Classifying a cancerous patient as healthy is worse than classifying a non-cancerous patient as healthy. So, the false negative rate is the most important factor. Accuracy is the second most important, which outputs the overall model performance. Based on this observation, PSO can be considered the best algorithm for training the lung nodule classifier.

8 Conclusion

With the results obtained, it is possible to confirm the efficiency of adopted training strategy, based on the usage of swarm intelligence techniques. It achieved an improvement of the average accuracy from 92.80% to 93.71%, precision from 92.29% to 93.53%, sensitivity from 91.48% to 92.96% and specificity from 96.62% to 98.52%. During the performed simulation, we investigated the impact of the activation function. We verified the performance of the Rectified Linear Unit (ReLU) function as well as the Hyperbolic Tangent function. We also investigated the impact of different max-pooling functions on the performance of the network. We concluded that the ReLU models achieved a better performance than hyperbolic tangent based models. With respect to the max-pooling matrix size, we proved that the larger the matrix is, the worse the performance obtained.

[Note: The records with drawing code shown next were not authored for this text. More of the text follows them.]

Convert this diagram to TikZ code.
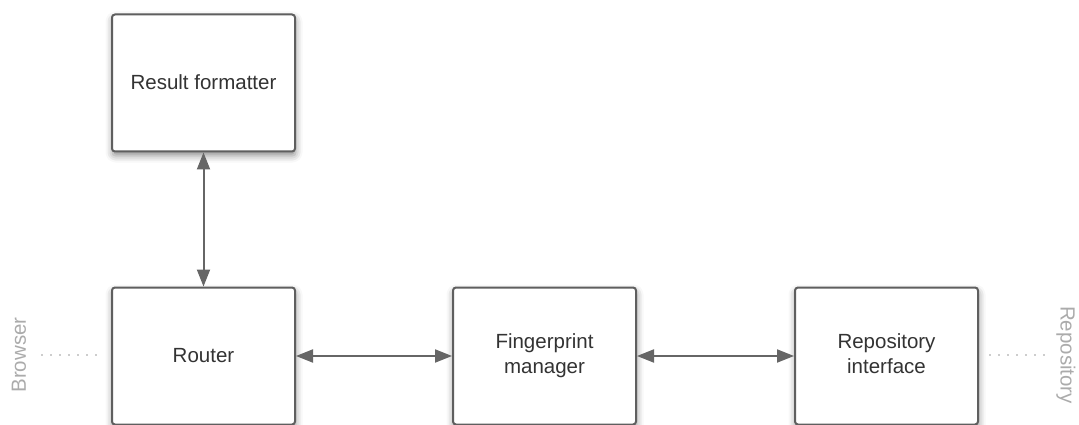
\documentclass[tikz,border=0pt]{standalone}
\usepackage{fontspec}
\setmainfont{Liberation Sans}
\usetikzlibrary{arrows.meta,shadows.blur}
\definecolor{boxline}{HTML}{5F5F5F}
\definecolor{txt}{HTML}{333333}
\definecolor{arrowc}{HTML}{666666}
\definecolor{sidelbl}{HTML}{ABABAB}
\definecolor{dots}{HTML}{9A9A9A}
\begin{document}
\begin{tikzpicture}[x=1pt,y=-1pt,
  block/.style={draw=boxline, line width=2pt, rounded corners=3pt, fill=white,
    minimum width=183pt, minimum height=137pt, align=center,
    text=txt, font=\fontsize{20.5}{25}\selectfont,
    blur shadow={shadow xshift=0.5pt, shadow yshift=-4pt, shadow blur radius=7pt, shadow opacity=45}},
  link/.style={draw=arrowc, line width=2pt,
    {Triangle[length=17pt,width=13pt]}-{Triangle[length=17pt,width=13pt]}},
  side/.style={text=sidelbl, font=\fontsize{20.5}{24}\selectfont},
  trail/.style={draw=dots, line width=1.8pt, line cap=round, dash pattern=on 0pt off 9pt}]
  \useasboundingbox (0,0) rectangle (1079,425);
  % main components
  \node[block] (fmt) at (203.5,83) {\raisebox{2pt}{Result formatter}};
  \node[block] (router) at (203.5,356) {\raisebox{2pt}{Router}};
  \node[block] (fp) at (544.5,356) {Fingerprint\\manager};
  \node[block] (repo) at (886.5,356) {\raisebox{2pt}{\begin{tabular}{@{}c@{}}Repository\\interface\end{tabular}}};
  % two-way links between components
  \draw[link] (fmt.south) -- (router.north);
  \draw[link] (router.east) -- (fp.west);
  \draw[link] (fp.east) -- (repo.west);
  % external endpoints
  \node[side, rotate=90] (browser) at (19,355) {Browser};
  \node[side, rotate=-90] (store) at (1066,355) {Repository};
  \coordinate (bL) at (42,355);
  \coordinate (bR) at (104,355);
  \coordinate (rL) at (990,355);
  \coordinate (rR) at (1052,355);
  \draw[trail] (bL) -- (bR);
  \draw[trail] (rL) -- (rR);
\end{tikzpicture}
\end{document}
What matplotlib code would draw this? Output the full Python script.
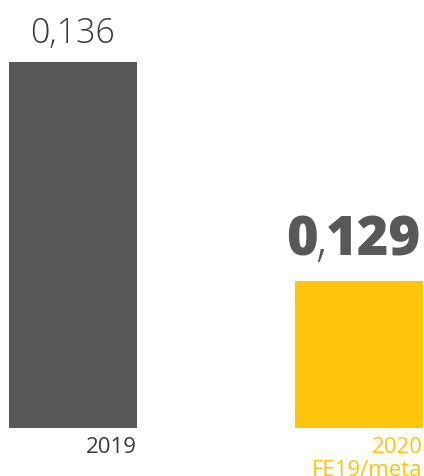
import numpy as np
import matplotlib.pyplot as plt

years = ["2019", "2020\nFE19/meta"]
values = [0.136, 0.129]
value_labels = ["0,136", "0,129"]
bar_colors = ["#58585a", "#ffc40c"]
label_colors = ["#3a3a3a", "#ffc40c"]

plt.rcParams['font.family'] = ['Open Sans', 'DejaVu Sans']

fig = plt.figure(figsize=(4.24, 4.76), dpi=100)
ax = fig.add_axes([9 / 424, 48 / 476, 414 / 424, 428 / 476])

x = np.arange(len(values))
w = 0.4476
ax.bar(x, values, width=w, color=bar_colors)
ax.set_xlim(-w / 2, 1 + w / 2)
ax.set_ylim(0.1243, 0.1380)

# value labels
ax.annotate(value_labels[0], (x[0], values[0]), xytext=(0, 14), textcoords="offset points",
            ha="center", va="baseline", fontsize=24.5, fontweight="light", color="#3a3a3a")

# highlighted label: heavy digits, thin comma
int_part, dec_part = value_labels[1].split(",")
kw = dict(xycoords="data", textcoords="offset points", va="baseline", color="#58585a")
ax.annotate(int_part, (x[1], values[1]), xytext=(-30, 18.5), ha="right",
            fontsize=39, fontweight="heavy", **kw)
ax.annotate(",", (x[1], values[1]), xytext=(-27, 18.5), ha="center",
            fontsize=39, fontweight="light", **kw)
ax.annotate(dec_part, (x[1], values[1]), xytext=(-24, 18.5), ha="left",
            fontsize=39, fontweight="heavy", **kw)

# category labels, right-aligned under bars
ax.set_xticks(x + w / 2)
ax.set_xticklabels(years, ha="right", fontsize=16, linespacing=1.1)
for lbl, c in zip(ax.get_xticklabels(), label_colors):
    lbl.set_color(c)
ax.tick_params(axis="x", length=0, pad=6.5)
ax.set_yticks([])
for s in ax.spines.values():
    s.set_visible(False)

fig.savefig("out.png", dpi=100)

Regarding the performance of the investigated swarm intelligence algorithms, three out of the seven exploited methods provided the best performances. PSO, HSA and GSA allowed the achievement of the best performances, regarding the four considered metrics. It is noteworthy to point out that labeling a non-cancerous nodule as cancerous is a bad decision. However, identifying a cancerous nodule as non-cancerous is worse as it affects the following treatment of the corresponding patient. Based this observation, one would elect the PSO technique as the best one simply because it achieved higher accuracy yet it provided the lowest rate of false negatives.

As a future work, we intend to apply our approach to images of other kind of tumors so as to generalize the obtained results.